Wagenknecht herself argued against the left-right dichotomy, in response to questions that I sent her, by taking aim at the parties she was seeking to supplant. “The traditional left-wing parties are no longer ‘left’ in the sense that they are focussed on social justice and the needs of people for whom things are not going so well or who live in regions that are grappling with deindustrialization, depopulation, and crumbling infrastructure,” she said…
She also rejected attempts to frame her party as “extreme left,” opposite the AfD’s “extreme right.” “We stand for social justice and détente. We defend free speech and seek sensible economic policy for the middle class,” she said. “What is extreme about that?”
📊 "America's Eight Political Tribes," by Echelon Insights.

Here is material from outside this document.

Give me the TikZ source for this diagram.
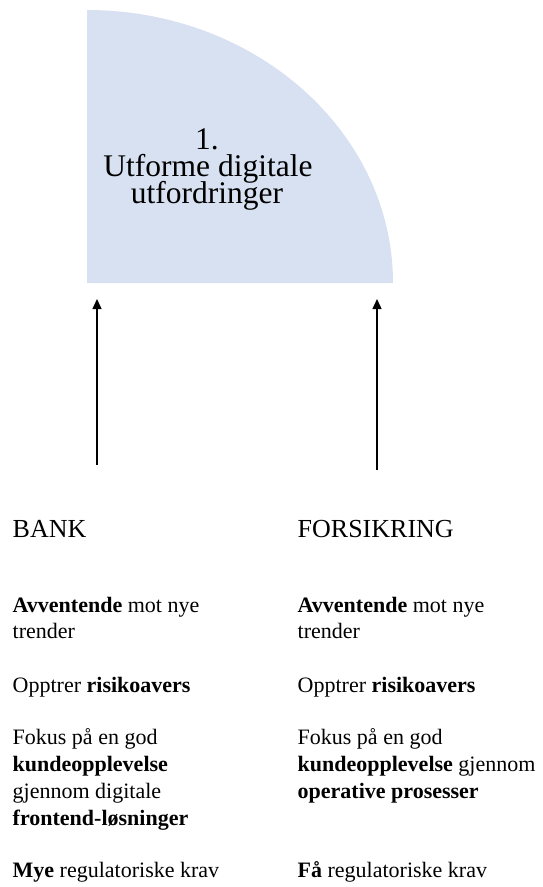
\documentclass[tikz,border=0pt]{standalone}
\usepackage{fontspec}
\setmainfont{Liberation Serif}
\usetikzlibrary{arrows.meta}
\definecolor{quarterfill}{RGB}{216,225,241}
\begin{document}
\begin{tikzpicture}[x=1pt,y=-1pt,
  bodyline/.style={anchor=base west, inner sep=0pt, font=\fontsize{22}{26}\selectfont},
  headline/.style={anchor=base west, inner sep=0pt, font=\fontsize{26}{30}\selectfont},
  titleline/.style={anchor=base, inner sep=0pt, font=\fontsize{31.5}{27}\selectfont},
  uparrow/.style={-{Triangle[length=10pt,width=9pt]}, line width=1.4pt}]
\useasboundingbox (0,0) rectangle (542,887);

% quarter ellipse
\fill[quarterfill] (87,283) -- (87,10)
  arc[start angle=-90, end angle=0, x radius=306, y radius=273] -- cycle;

% title inside the quarter
\node[titleline] (t1) at (207,149) {1.};
\node[titleline] (t2) at (208,176.5) {Utforme digitale};
\node[titleline] (t3) at (207,203) {utfordringer};

% arrows pointing up to the quarter
\coordinate (lfoot) at (97,465);
\coordinate (ltip) at (97,299);
\coordinate (rfoot) at (377,470);
\coordinate (rtip) at (377,299);
\draw[uparrow] (lfoot) -- (ltip);
\draw[uparrow] (rfoot) -- (rtip);

% left column
\node[headline] (bank) at (12.5,537) {BANK};
\node[bodyline] (b1a) at (12.5,612.5) {\textbf{Avventende} mot nye};
\node[bodyline] (b1b) at (12.5,638) {trender};
\node[bodyline] (b2) at (12.5,692) {Opptrer \textbf{risikoavers}};
\node[bodyline] (b3a) at (12.5,744) {Fokus på en god};
\node[bodyline] (b3b) at (12.5,771) {\textbf{kundeopplevelse}};
\node[bodyline] (b3c) at (12.5,798) {gjennom digitale};
\node[bodyline] (b3d) at (12.5,825) {\textbf{frontend-løsninger}};
\node[bodyline] (b4) at (12.5,877) {\textbf{Mye} regulatoriske krav};

% right column
\node[headline] (fors) at (297.5,537) {FORSIKRING};
\node[bodyline] (f1a) at (297.5,612.5) {\textbf{Avventende} mot nye};
\node[bodyline] (f1b) at (297.5,638) {trender};
\node[bodyline] (f2) at (297.5,692) {Opptrer \textbf{risikoavers}};
\node[bodyline] (f3a) at (297.5,744) {Fokus på en god};
\node[bodyline] (f3b) at (297.5,771) {\textbf{kundeopplevelse} gjennom};
\node[bodyline] (f3c) at (297.5,798) {\textbf{operative prosesser}};
\node[bodyline] (f4) at (297.5,877) {\textbf{Få} regulatoriske krav};
\end{tikzpicture}
\end{document}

The GOP-leaning polling outfit has produced a new analysis of the American electorate by developing eight distinct clusters of voters based on political attitudes about social, economic, and institutional trust issues. They examine how each group thinks and votes as well as their respective demographic make-ups.

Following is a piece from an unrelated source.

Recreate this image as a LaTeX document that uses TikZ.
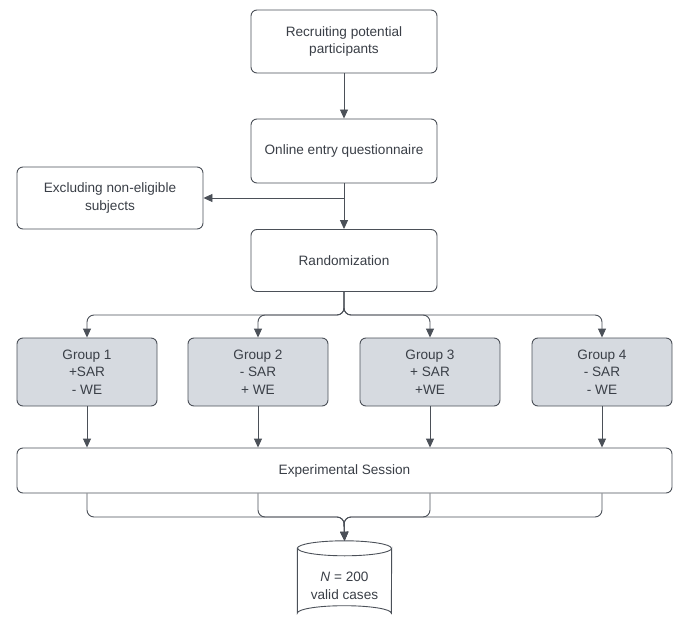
\documentclass[tikz,border=0pt]{standalone}
\usepackage{fontspec}
\setmainfont{Liberation Sans}
\usetikzlibrary{arrows.meta,calc}
\definecolor{ln}{HTML}{4B5058}
\definecolor{tx}{HTML}{3A3F47}
\definecolor{gf}{HTML}{D6DAE0}
\tikzset{
  box/.style={draw=ln, line width=0.9pt, rounded corners=6pt, fill=white, align=center,
    text=tx, font=\fontsize{13.6}{17.5}\selectfont, inner sep=0pt},
  grp/.style={box, fill=gf, minimum width=140pt, minimum height=68pt},
  big/.style={box, minimum width=186pt},
  arr/.style={draw=ln, line width=0.9pt, -{Triangle[width=8pt,length=9pt]}},
  ln/.style={draw=ln, line width=0.9pt},
}
\begin{document}
\begin{tikzpicture}[x=1pt,y=-1pt]
\useasboundingbox (0,0) rectangle (685,628);
\node[big, minimum height=63pt] (rec) at (344,41.5) {Recruiting potential\\participants};
\node[big, minimum height=64pt] (onl) at (344,151) {Online entry questionnaire};
\node[big, minimum height=62pt] (exc) at (110,198) {Excluding non-eligible\\subjects};
\node[big, minimum height=62pt] (rand) at (344,260.5) {Randomization};
\node[grp] (g1) at (87,372) {Group 1\\+SAR\\- WE};
\node[grp] (g2) at (258,372) {Group 2\\- SAR\\+ WE};
\node[grp] (g3) at (430,372) {Group 3\\+ SAR\\+WE};
\node[grp] (g4) at (602,372) {Group 4\\- SAR\\- WE};
\node[box, minimum width=655pt, minimum height=45pt] (es) at (344.5,470.5) {Experimental Session};
\node[minimum width=94pt, minimum height=78pt, inner sep=0pt] (db) at (344.5,580) {};
\coordinate (split) at (344,315);
\coordinate (merge) at (344,517);
% cylinder
\draw[ln] (db.north west) ++(0,7.5) -- ($(db.south west)+(0,-6)$)
  arc[start angle=180, end angle=360, x radius=47pt, y radius=-7.5pt]
  -- ($(db.north east)+(0,7.5)$)
  arc[start angle=0, end angle=180, x radius=47pt, y radius=-7.5pt] -- cycle;
\draw[ln] ($(db.north west)+(0,7.5)$) arc[start angle=180, end angle=360, x radius=47pt, y radius=-7.5pt];
\node[align=center, text=tx, font=\fontsize{13.6}{17.5}\selectfont] (dbtext) at (344.5,586) {\textit{N} = 200\\valid cases};
% connectors
\draw[arr] (rec) -- (onl);
\draw[arr] (onl) -- (rand);
\draw[arr] (onl.south |- exc.east) -- (exc.east);
\foreach \g in {g1,g2,g3,g4}{
  \draw[arr, rounded corners=7pt] (rand.south) |- (\g.north |- split) -- (\g.north);
  \draw[arr] (\g) -- (\g.south |- es.north);
  \draw[arr, rounded corners=7pt] (\g.south |- es.south) |- (merge) -- (db.north);
}
\end{tikzpicture}
\end{document}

Interestingly, “Liberal Patriots” emerge as a distinct voting bloc constituting 14 percent of the electorate, defined as: “Older liberals who believe America is the best country in the world, don’t believe America is racist, oppose defunding the police, and support an active foreign policy.”

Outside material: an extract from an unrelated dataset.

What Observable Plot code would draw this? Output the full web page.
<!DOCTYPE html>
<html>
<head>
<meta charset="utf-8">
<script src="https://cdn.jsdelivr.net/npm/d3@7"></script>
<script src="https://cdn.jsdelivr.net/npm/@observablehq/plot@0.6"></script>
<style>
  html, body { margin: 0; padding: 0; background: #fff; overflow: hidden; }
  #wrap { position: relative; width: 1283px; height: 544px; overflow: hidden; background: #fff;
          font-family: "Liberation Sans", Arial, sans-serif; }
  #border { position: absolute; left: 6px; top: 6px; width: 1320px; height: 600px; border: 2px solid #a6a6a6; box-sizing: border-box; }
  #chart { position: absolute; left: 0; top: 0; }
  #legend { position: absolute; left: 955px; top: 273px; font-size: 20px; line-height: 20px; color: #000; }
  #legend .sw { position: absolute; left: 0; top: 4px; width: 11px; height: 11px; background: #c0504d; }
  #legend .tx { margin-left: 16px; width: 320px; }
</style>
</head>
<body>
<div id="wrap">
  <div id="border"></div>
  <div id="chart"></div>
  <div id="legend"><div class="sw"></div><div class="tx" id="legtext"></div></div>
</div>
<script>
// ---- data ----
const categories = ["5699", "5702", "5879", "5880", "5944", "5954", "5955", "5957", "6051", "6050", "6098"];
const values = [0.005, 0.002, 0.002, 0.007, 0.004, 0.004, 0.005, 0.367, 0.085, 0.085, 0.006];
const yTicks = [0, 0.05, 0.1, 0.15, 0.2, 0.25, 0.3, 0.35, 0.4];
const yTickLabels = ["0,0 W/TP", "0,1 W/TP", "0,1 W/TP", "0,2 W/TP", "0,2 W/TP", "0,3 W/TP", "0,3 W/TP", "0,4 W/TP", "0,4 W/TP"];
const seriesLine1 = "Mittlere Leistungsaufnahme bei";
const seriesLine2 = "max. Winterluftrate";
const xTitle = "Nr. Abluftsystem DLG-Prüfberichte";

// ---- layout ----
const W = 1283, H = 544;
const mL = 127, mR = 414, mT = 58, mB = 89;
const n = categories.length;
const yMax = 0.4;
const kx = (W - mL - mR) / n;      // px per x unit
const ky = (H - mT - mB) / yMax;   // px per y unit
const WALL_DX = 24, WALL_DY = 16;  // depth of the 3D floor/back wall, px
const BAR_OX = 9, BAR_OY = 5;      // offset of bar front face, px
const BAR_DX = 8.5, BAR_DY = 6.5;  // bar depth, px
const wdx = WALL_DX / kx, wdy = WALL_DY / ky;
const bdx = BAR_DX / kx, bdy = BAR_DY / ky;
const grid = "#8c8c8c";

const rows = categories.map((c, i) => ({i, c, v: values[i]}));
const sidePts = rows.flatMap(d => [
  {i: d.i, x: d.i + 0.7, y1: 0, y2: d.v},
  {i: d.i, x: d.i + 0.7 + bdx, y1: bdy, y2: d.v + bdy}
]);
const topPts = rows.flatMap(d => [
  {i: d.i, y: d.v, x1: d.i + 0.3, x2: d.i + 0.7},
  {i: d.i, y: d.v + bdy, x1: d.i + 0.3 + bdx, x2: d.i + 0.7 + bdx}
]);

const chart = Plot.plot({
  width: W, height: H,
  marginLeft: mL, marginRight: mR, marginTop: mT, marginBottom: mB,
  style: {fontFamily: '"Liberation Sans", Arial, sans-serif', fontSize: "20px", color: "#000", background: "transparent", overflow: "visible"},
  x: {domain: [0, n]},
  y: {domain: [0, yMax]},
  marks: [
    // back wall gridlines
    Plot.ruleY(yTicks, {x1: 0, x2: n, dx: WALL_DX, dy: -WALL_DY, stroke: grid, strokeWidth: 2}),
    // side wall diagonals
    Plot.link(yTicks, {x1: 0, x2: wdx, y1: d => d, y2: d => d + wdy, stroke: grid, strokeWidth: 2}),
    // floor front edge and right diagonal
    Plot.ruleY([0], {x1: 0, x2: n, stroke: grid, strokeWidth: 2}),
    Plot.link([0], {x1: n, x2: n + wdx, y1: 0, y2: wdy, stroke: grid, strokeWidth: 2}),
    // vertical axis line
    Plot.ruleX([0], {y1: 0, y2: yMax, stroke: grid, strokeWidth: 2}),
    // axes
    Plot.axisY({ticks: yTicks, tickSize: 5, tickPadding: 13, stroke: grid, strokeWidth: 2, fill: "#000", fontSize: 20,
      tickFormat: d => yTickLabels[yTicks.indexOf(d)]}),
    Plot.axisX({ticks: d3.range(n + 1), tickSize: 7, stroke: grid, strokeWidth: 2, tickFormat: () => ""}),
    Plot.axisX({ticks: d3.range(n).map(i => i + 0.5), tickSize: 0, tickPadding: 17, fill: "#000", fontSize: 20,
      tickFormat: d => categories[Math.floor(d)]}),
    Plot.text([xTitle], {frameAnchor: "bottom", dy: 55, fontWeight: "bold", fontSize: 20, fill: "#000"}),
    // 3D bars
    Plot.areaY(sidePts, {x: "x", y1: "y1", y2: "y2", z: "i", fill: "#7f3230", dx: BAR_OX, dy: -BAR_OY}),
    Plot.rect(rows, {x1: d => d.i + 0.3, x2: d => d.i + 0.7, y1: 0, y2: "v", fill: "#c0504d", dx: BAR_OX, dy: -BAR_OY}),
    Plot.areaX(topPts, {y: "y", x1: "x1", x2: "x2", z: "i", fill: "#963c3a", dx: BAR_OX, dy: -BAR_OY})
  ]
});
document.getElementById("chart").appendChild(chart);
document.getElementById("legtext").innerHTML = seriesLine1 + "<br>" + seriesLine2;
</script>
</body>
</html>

Check it out for yourself and see which group you might best fit into!
📚 Eric Hobsbawm: A Life in History, by Richard Evans. A fascinating biography of one of the greatest historians of the 20th century by Sir Richard Evans, himself a leading historian (see his excellent trilogy on the Third Reich).
In A Life in History, Richard Evans tells the story of Hobsbawm as an academic, but also as witness to history itself, and of the twentieth century's major political and intellectual currents. Eric not only wrote and spoke about many of the great issues of his time, but participated in many of them too, from Communist resistance to Hitler to revolution in Cuba, where he acted as an interpreter for Che Guevara. He was a prominent part of the Jazz scene in Soho in the late 1950s and his writings played a pivotal role in the emergence of New Labour in the late 1980s and early 1990s.
Haven't read Hobsbawm? You should! All of his stuff is great, including any of his books of essays. For the full treatment, see Hobsbawm’s "Age of" series (a quartet of magisterial books including The Age of Revolution, The Age of Capital, The Age of Empire, and The Age of Extremes) covering world history between 1789 and 1991.
📺 Slow Horses—Season Four, on Apple TV+. One of the best shows on television is back for another crack season. Based on the excellent “Slough House” series by author Mick Herron, the show covers the antics of tossed-aside MI5 agents under the direction of Jackson Lamb—the slovenly, hilarious, and witty head of Slough House played perfectly by Gary Oldman. Season four is adapted from Herron’s book, Spook Street, with new episodes premiering on Wednesdays.
🎸 The Gathering, by Arbouretum. Baltimore psych legends Arbouretum play a rare matinee show this weekend at the Metro, showcasing their heavy riffs, driving rhythms, and mystical lyrics. All of their albums are masterly but check out their fourth one, The Gathering, to get familiar with the band including this sludgy 7-minute gem, “The White Bird.”